According to RMAIN, the story for girls has more to do with sexual involvement with gang members.
The immigration process for immigrant children in Colorado
It has become more difficult in the last year or two for these children to get asylum, Harrington said.
"Unfortunately, our asylum laws don't really match what's going on right now and it's very difficult to win an asylum claim, particularly fleeing the gangs in Central America right now," she said.
But RMAIN and other immigrant advocacy groups don't have enough resources to represent every immigrant child in deportation proceedings. The federal government does not require court-appointed lawyers for immigrants, child or not.
"So children as young as 2, 3, 5, 10 years old are forced to go forward in immigration court alone and try to apply for asylum — meet the very complicated and difficult legal requirements for asylum — alone without an attorney," Harrington said. "While on the other side you have an attorney representing immigration and customs enforcement prosecuting the case."
If a judge denies a child's asylum plea, they are deported.
Why has the number of these children in Colorado doubled?
This population of children released has more than doubled nationwide as well.
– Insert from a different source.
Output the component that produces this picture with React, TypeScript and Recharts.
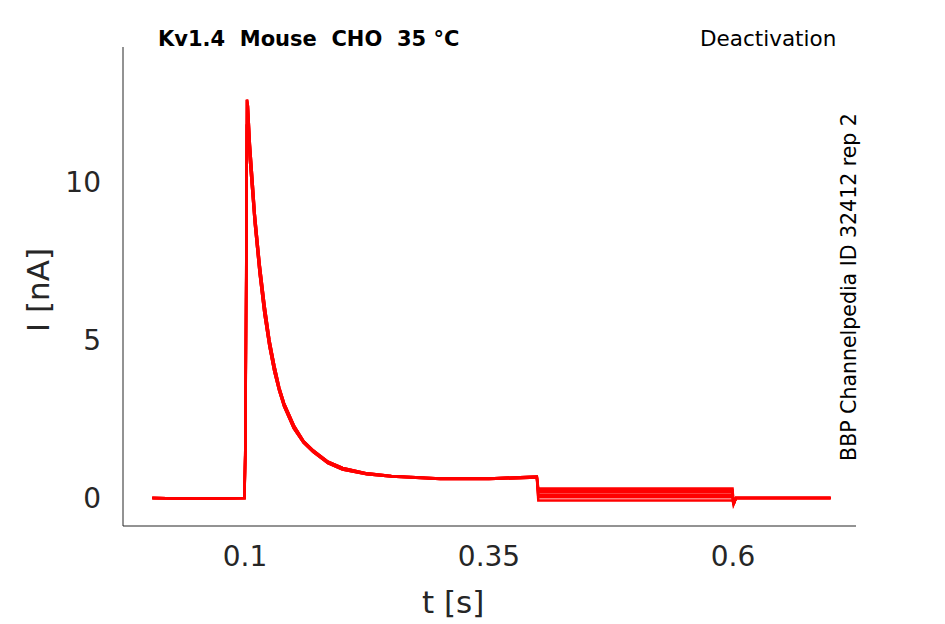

The only state that didn't see an increase last fiscal year was Montana. And Harrington doesn't see it getting better.
"Things just continue to get worse and worse in Guatemala, Honduras, and El Salvador, so no matter what punitive policies we pass, no matter what horrors we do to children when they come to this country, they will continue to flee," she said.
It appears Colorado is following the national trend. If there is anything that sets Colorado apart from other states, it's unclear, Harrington said.
"I hope that it's because sponsors are feeling less fearful of coming forward to take care of children here in Colorado than in other areas of the country, but I really don't know," Harrington said.